Please use this identifier to cite or link to this item: http://localhost:8080/jspui/handle/123456789/2832
Title: INNOVATIVE HERBAL TEA BLEND: NUTRITIONAL AND FUNCTIONAL ANALYSIS OF CENTELLA ASIATICA (THANKUNI) AND CAMELLIA SINENSIS
Authors: Rahman, Mahibur
Keywords: Green tea, thankuni leaf, mineral, bioactive content, microbiological quality.
Issue Date: Jun-2024
Publisher: Faculty of Food Science and Technology, Chattogram Veterinary and Animal Sciences University, Chattogram-4225, Bangladesh
Abstract: Herbal teas are gaining widespread popularity due to their perceived natural origin, safety, and potential health-promoting properties. Emerging evidence suggests that certain tea formulations can produce synergistic effects, enhancing physiological benefits, consumer appeal, and economic value. This study aimed to develop a novel herbal tea blend combining medicinal plants green tea (Camellia sinensis) and thankuni (Centella asiatica) to optimize therapeutic efficacy while ensuring a pleasant sensory experience.
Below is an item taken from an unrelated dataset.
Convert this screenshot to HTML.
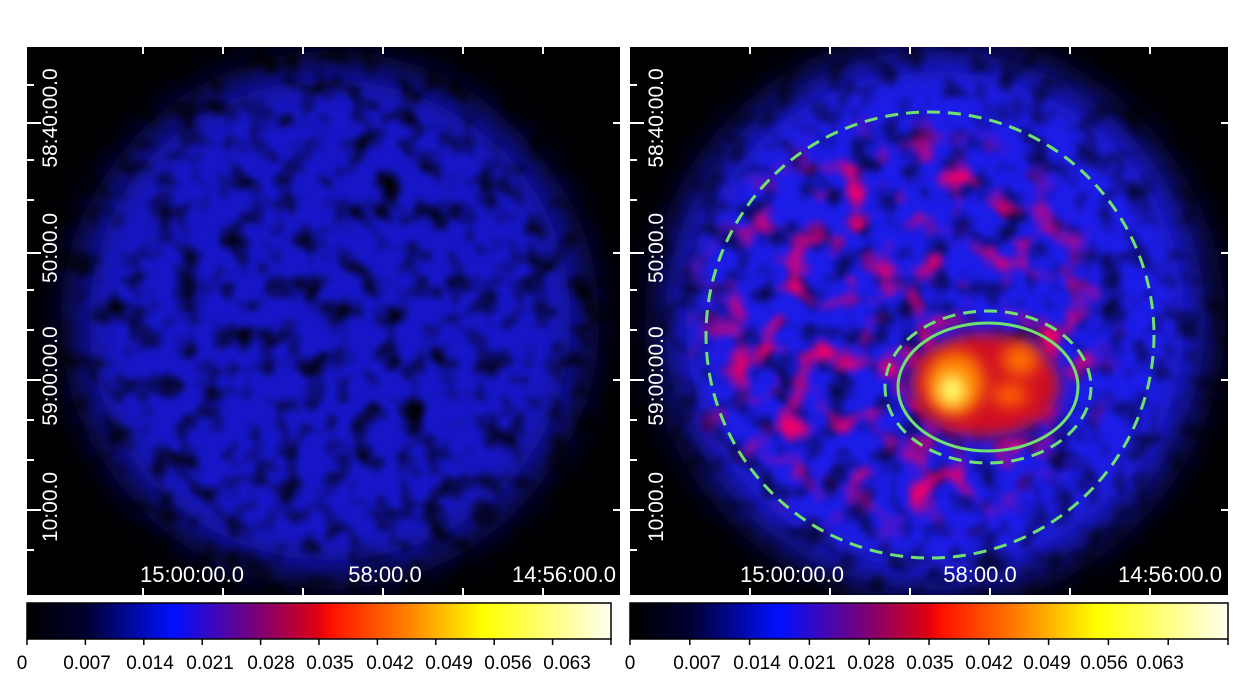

Green tea and thankuni leaves were dried, ground into fine powders, and used to prepare six distinct formulations with varying ratios of thankuni leaf powder (TLP) and green tea leaf powder (GTP): Type A (10% TLP, 90% GTP), Type B (15% TLP, 85% GTP), Type C (20% TLP, 80% GTP), Type D (25% TLP, 75% GTP), Type E (30% TLP, 70% GTP), and Type F (40% TLP, 60% GTP). Each formulation was evaluated for nutritional composition, bioactive content, microbiological safety, and sensory attributes. Among them, Type F demonstrated superior performance, with the highest levels of total phenolic content (TPC: 183.73 mg GAE/100g), total flavonoid content (TFC: 127.43 mg QE/100g), and antioxidant activity (26.94 mg TE/100g) (p < 0.05). It also exhibited the lowest caffeine content, while Type A showed the highest (2.9%). Microbiological analysis confirmed that all samples remained within acceptable limits, with no detectable yeast or mold contamination, indicating good hygienic quality. Sensory evaluation further revealed that Type F offered the most favorable taste and aroma, contributing to its higher consumer acceptability. In conclusion, Type F emerged as the optimal blend, striking a desirable balance between nutritional value, bioactive potency, and sensory appeal. Its enhanced antioxidant capacity, lower caffeine content, and consumer-friendly attributes support its potential as a health-promoting and socially acceptable herbal tea formulation.